* Task statement *
Only a number is wanted: the count of lines in this listing that contain "with".

* Excerpted records *
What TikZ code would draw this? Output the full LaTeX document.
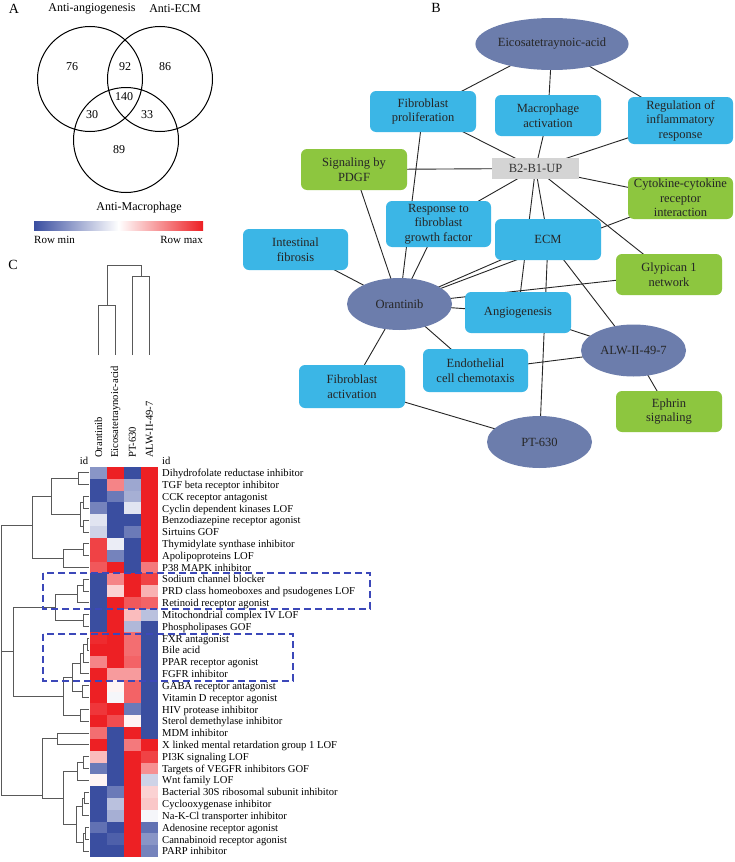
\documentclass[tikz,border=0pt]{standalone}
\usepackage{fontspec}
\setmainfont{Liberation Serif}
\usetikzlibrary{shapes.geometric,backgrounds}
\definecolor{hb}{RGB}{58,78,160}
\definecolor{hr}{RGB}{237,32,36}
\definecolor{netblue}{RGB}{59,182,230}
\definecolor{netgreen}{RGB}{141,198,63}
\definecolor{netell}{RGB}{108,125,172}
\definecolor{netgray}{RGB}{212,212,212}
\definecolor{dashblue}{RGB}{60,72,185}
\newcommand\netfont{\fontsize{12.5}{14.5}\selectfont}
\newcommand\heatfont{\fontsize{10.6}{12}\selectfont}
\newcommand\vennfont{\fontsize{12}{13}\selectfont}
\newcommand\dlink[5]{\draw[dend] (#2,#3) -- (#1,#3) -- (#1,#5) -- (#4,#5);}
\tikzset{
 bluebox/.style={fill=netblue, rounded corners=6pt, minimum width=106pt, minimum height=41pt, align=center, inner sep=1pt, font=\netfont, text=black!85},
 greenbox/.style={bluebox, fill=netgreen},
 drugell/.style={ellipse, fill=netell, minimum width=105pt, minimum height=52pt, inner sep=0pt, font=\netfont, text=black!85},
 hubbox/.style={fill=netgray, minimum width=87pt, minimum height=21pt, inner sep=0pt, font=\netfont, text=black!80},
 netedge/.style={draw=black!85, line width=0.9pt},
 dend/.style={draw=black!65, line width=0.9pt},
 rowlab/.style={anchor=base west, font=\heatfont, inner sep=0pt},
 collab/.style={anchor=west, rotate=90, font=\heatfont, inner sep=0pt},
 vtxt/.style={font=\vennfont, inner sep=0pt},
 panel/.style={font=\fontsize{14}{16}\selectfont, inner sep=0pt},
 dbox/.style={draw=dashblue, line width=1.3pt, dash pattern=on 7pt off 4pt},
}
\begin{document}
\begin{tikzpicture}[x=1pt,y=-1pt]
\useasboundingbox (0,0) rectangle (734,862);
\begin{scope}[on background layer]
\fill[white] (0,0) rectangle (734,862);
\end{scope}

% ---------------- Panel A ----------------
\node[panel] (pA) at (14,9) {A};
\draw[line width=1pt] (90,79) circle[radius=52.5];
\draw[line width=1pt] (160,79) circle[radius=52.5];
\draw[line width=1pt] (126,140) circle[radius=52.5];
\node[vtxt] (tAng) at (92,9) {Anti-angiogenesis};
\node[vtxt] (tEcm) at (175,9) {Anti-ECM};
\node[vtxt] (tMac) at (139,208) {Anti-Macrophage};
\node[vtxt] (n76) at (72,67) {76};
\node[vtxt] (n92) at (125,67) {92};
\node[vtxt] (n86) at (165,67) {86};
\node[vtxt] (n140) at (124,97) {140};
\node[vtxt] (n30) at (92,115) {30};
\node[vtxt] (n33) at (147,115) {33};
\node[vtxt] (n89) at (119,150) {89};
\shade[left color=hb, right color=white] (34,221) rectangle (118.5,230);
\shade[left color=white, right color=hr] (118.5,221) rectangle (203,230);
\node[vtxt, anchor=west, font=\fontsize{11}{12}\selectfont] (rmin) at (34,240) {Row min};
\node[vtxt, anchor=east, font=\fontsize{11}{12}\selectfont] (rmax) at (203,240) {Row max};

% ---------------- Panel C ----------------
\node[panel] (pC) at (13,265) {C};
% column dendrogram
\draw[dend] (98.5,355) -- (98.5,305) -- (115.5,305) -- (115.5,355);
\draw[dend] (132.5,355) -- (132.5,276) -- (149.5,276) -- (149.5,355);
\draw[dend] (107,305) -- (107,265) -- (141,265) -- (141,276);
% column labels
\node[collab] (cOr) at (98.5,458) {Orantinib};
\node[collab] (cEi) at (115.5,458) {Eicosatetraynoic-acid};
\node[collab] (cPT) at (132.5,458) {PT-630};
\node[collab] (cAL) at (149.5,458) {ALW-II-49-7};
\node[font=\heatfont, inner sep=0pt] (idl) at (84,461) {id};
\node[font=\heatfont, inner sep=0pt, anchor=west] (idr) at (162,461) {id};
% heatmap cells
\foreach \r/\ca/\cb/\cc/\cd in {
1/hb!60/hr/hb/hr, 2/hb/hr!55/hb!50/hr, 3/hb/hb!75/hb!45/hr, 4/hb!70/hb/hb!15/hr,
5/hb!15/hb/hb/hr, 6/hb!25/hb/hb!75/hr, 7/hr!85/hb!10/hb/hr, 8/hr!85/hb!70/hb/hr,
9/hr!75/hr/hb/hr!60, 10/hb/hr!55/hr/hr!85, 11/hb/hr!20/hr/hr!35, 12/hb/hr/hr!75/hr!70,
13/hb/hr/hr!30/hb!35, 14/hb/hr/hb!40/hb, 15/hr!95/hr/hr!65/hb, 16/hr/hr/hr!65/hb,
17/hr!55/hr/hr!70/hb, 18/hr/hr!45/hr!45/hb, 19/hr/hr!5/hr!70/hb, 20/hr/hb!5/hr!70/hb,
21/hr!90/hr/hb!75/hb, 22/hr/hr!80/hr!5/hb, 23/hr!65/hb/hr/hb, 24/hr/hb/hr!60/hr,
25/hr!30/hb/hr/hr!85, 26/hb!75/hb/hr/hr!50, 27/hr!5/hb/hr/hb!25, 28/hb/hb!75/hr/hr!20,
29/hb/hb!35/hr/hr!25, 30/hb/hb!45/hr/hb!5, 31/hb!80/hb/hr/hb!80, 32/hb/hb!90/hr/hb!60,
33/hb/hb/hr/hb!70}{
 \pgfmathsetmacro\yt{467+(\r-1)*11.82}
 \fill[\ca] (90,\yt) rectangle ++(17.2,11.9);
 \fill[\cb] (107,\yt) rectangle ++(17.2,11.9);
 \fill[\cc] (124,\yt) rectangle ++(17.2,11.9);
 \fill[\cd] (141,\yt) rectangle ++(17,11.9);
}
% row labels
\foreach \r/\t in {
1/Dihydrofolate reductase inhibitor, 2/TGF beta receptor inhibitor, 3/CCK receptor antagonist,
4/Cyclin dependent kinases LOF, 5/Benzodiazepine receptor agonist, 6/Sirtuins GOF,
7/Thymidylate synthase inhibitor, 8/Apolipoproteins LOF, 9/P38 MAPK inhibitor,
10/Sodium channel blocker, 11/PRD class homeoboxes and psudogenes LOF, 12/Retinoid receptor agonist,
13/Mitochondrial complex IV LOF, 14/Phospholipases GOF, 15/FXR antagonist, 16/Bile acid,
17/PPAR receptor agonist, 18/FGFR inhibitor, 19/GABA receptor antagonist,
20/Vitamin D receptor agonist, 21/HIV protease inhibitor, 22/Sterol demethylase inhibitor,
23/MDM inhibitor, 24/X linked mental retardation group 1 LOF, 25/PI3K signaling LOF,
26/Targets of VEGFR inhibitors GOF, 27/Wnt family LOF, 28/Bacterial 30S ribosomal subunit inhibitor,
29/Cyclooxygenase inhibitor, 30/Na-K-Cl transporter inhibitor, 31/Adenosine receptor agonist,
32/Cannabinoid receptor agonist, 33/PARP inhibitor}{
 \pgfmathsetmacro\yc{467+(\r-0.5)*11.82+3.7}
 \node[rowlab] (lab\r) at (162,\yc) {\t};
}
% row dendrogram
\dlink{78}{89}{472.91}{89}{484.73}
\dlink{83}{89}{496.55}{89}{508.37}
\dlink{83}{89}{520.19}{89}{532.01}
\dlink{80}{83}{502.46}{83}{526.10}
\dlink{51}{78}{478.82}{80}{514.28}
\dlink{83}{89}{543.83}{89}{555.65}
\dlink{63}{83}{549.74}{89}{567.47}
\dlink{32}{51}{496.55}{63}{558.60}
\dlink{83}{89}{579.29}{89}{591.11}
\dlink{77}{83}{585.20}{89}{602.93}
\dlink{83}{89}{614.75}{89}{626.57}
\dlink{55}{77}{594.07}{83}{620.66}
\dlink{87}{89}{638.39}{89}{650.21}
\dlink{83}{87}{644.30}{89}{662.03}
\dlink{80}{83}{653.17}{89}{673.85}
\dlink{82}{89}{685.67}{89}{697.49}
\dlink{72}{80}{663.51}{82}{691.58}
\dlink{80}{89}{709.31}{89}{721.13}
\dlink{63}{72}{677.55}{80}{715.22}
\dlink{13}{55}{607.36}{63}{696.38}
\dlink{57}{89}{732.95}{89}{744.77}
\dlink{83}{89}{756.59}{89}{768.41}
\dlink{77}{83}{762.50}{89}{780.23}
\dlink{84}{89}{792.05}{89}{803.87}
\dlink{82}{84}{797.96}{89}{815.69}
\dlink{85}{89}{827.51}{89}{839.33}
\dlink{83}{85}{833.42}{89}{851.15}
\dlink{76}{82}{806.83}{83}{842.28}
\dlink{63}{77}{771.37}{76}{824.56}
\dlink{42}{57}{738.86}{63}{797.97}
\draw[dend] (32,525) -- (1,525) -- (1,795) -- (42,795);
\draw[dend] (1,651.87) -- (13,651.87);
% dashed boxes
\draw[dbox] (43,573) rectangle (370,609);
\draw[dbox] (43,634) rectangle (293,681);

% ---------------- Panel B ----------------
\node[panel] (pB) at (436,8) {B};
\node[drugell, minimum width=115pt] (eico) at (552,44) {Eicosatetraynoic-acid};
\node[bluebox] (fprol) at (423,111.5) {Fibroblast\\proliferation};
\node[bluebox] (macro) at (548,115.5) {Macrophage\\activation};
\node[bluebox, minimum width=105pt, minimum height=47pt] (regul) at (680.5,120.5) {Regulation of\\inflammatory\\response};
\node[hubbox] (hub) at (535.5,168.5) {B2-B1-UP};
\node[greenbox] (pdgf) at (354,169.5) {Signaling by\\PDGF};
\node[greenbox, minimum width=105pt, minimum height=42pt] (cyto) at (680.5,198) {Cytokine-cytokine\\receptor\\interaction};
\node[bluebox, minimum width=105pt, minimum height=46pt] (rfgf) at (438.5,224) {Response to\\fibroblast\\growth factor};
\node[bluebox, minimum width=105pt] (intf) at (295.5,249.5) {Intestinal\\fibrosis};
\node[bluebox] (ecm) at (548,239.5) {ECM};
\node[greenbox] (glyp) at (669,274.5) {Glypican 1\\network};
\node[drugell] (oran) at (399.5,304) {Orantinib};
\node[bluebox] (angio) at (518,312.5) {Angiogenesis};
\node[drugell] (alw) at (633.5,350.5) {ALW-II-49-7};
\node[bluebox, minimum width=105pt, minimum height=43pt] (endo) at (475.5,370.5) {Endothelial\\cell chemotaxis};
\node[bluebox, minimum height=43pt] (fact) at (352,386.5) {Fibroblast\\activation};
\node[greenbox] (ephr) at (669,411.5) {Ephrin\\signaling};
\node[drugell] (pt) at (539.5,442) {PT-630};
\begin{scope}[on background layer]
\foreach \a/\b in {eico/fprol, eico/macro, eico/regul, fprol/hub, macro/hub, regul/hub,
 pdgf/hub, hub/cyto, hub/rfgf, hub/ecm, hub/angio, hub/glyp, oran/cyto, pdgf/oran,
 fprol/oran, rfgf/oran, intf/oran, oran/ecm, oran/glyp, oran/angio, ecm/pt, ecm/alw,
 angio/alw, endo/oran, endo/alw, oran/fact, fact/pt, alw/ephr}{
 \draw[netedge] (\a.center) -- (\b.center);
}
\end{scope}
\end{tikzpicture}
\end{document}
---
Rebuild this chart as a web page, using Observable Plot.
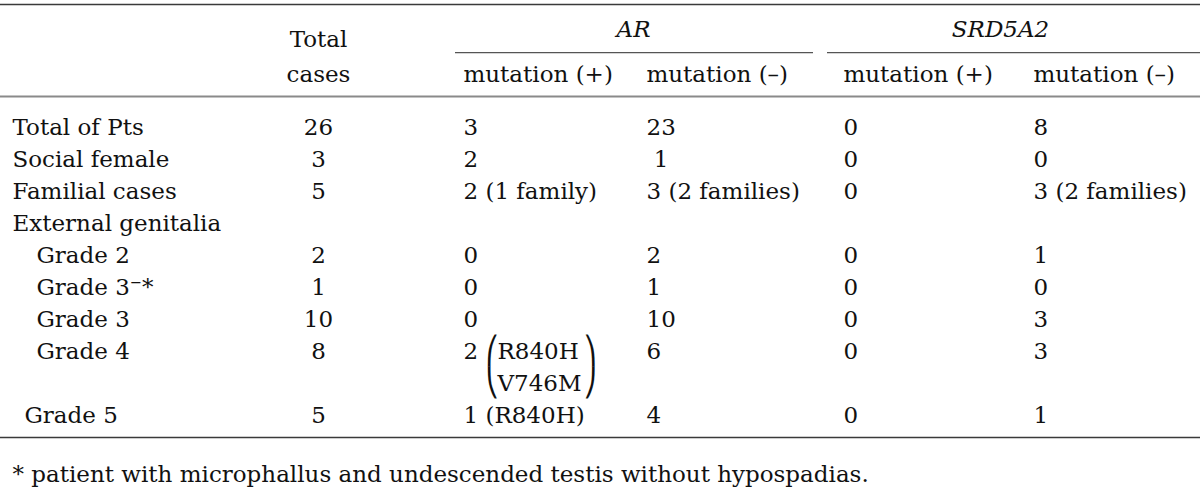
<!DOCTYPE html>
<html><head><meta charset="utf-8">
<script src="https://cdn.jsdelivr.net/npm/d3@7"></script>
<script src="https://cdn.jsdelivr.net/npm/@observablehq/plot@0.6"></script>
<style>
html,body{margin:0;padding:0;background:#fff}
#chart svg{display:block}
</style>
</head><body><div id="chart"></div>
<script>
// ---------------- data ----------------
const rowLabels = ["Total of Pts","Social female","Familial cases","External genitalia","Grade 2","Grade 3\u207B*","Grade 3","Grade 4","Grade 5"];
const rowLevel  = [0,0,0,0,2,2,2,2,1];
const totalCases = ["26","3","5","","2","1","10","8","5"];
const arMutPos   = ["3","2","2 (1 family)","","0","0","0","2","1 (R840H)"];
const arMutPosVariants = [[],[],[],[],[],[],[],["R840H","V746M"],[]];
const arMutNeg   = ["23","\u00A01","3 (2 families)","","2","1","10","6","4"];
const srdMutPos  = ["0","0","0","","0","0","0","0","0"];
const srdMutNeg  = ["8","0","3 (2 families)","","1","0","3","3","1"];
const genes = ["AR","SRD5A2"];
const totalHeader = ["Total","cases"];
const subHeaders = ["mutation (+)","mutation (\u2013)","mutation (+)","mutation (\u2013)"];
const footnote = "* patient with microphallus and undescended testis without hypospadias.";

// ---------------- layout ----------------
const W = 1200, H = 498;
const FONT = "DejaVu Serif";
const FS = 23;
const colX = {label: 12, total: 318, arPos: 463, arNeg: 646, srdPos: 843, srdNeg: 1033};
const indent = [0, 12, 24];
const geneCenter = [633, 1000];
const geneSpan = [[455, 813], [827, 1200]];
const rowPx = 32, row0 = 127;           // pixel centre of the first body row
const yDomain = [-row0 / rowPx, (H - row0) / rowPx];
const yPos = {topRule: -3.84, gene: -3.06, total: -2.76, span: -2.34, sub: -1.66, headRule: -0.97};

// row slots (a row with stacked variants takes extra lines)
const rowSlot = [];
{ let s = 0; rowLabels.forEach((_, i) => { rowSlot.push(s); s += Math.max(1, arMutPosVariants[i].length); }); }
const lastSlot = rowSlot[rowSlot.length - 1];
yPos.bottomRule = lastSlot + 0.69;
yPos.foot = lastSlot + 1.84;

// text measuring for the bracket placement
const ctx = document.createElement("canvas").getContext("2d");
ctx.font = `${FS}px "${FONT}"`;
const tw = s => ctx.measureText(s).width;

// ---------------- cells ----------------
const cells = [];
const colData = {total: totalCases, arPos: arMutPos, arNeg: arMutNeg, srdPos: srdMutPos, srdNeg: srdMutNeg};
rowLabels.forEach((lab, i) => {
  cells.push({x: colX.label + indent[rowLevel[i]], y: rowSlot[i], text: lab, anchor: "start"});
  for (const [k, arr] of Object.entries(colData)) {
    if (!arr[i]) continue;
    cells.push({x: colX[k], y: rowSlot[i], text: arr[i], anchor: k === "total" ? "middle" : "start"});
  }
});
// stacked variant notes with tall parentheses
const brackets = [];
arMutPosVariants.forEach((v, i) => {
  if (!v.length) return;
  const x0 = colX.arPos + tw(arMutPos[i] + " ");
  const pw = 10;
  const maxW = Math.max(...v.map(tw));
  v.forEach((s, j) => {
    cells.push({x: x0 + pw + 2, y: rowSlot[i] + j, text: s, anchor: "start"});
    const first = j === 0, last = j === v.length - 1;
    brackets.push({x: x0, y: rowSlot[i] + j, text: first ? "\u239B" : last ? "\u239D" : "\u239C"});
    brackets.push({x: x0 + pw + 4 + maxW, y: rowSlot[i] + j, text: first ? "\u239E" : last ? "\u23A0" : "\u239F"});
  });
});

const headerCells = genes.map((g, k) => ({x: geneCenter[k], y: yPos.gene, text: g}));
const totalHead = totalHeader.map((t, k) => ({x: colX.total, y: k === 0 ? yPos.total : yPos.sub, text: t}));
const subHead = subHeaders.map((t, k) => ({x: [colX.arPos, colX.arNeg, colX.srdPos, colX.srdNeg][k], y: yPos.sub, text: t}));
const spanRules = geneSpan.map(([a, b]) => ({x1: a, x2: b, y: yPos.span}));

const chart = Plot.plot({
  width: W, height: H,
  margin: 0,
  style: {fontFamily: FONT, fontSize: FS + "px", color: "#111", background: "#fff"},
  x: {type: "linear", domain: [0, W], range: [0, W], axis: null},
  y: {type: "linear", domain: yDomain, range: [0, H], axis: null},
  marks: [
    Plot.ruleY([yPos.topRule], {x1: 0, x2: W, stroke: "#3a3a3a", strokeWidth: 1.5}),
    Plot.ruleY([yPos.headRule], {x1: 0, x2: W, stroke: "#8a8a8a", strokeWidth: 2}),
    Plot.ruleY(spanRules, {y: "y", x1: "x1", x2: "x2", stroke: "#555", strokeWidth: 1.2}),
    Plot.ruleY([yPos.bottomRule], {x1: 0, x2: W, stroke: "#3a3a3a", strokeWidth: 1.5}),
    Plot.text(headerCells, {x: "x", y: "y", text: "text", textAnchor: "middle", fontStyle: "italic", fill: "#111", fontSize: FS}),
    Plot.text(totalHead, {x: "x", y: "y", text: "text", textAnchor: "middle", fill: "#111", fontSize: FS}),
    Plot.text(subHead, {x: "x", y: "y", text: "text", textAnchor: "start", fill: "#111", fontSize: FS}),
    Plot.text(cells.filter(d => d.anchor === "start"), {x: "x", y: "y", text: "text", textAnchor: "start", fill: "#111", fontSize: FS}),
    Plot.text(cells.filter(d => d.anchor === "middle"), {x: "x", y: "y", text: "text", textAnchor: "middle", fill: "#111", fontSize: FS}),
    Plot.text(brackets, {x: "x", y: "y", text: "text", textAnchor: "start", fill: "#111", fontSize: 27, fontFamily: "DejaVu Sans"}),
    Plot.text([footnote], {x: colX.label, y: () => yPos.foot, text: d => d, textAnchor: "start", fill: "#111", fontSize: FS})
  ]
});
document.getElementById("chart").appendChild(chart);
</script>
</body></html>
...
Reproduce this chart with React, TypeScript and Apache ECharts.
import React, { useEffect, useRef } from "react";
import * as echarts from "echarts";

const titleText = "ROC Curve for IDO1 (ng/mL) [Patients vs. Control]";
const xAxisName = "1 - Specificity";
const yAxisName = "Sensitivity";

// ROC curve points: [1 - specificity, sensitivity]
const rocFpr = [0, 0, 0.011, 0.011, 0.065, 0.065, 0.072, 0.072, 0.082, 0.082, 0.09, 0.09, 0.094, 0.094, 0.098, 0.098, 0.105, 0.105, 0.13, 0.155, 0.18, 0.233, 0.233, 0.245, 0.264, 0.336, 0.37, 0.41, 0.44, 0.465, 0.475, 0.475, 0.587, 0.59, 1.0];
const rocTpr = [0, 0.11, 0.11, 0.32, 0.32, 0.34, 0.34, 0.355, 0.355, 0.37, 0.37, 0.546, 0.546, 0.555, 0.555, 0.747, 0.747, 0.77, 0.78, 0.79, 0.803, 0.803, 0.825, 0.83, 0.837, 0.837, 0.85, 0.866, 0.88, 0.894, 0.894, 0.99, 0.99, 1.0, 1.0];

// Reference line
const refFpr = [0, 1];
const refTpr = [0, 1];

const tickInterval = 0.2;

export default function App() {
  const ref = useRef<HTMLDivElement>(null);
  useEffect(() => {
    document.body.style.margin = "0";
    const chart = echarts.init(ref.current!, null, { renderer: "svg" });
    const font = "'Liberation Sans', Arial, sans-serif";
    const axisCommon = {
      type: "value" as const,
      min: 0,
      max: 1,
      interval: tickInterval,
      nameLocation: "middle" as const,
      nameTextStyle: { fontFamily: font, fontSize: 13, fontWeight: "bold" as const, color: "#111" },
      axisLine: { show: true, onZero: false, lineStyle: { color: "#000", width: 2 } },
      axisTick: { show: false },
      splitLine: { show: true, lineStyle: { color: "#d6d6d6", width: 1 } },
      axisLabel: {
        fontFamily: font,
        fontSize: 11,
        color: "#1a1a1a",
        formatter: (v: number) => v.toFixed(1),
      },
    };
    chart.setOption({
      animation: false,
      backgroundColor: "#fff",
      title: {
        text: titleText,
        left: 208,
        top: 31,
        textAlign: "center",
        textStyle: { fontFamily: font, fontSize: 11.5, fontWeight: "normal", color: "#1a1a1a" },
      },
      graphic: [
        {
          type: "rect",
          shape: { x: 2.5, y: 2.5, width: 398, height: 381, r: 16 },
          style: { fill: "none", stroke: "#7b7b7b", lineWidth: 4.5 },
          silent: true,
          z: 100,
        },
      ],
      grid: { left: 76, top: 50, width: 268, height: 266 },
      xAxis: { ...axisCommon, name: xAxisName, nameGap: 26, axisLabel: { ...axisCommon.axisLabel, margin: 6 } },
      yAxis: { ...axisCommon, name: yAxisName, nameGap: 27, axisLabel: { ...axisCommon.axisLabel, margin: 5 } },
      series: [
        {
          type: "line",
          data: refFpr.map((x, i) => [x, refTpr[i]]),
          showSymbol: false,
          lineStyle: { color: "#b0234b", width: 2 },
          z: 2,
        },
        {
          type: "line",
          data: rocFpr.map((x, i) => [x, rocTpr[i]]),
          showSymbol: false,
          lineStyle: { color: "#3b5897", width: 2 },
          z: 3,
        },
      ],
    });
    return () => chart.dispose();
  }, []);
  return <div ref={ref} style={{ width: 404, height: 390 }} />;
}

* Task result *
4